Citigroup: Cheap, Out of Favor and in an Uptrend
My relationship with Citigroup goes back a long way. When I was finishing graduate school, the big banks were attractive places to get your first job because of their prestige and great training programs.
Citigroup (then called Citibank) was considered the big prize because of its global reach, and its reputation for having the most aggressive bankers with commensurate higher bonuses.
But I killed my chances of working there when one interviewer asked me what I thought banking was, and I quickly responded with “banks move money and make money.”
Since the global financial crisis seven years ago, Citigroup has sold more than 60 businesses, shedding retail bank branches from Miami to Pakistan.
In all, the bank’s assets have been cut back by $700 billion – an amount roughly equivalent to Switzerland’s gross domestic product (GDP).

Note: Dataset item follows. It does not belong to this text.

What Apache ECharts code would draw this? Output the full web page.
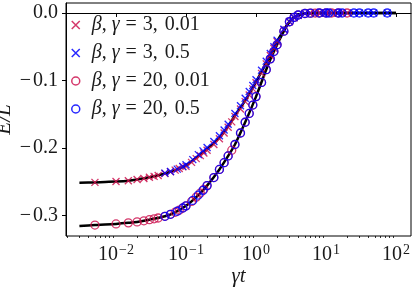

And since 2012, the company’s work force has been slashed by 40,000 jobs.
But although Citigroup is smaller than it used to be – with revenue and assets down year over year – it still posted net income of more than $17 billion, the most since 2006.
The value of Citi’s international network alone with 4,400 branches in 36 countries seems quite high to me. Revenue and profits are growing in Latin America and Asia. Above all, Citigroup continues to cut expenses – interest revenue now represents a healthy 64% of the bank’s overall revenue.
For me the decisive factor here is value, with Citigroup trading at a hefty 29% discount to tangible break up (book) value.
Although Citigroup stock is down 12% over the last year and down 8.5% so far in 2016, its shares have rebounded 12.9% in the last month.
This is what I like, a cheap stock with improving fundamentals in an uptrend.
So, although big banks are in a tough environment, Citigroup is a great stock to tuck into your global portfolio.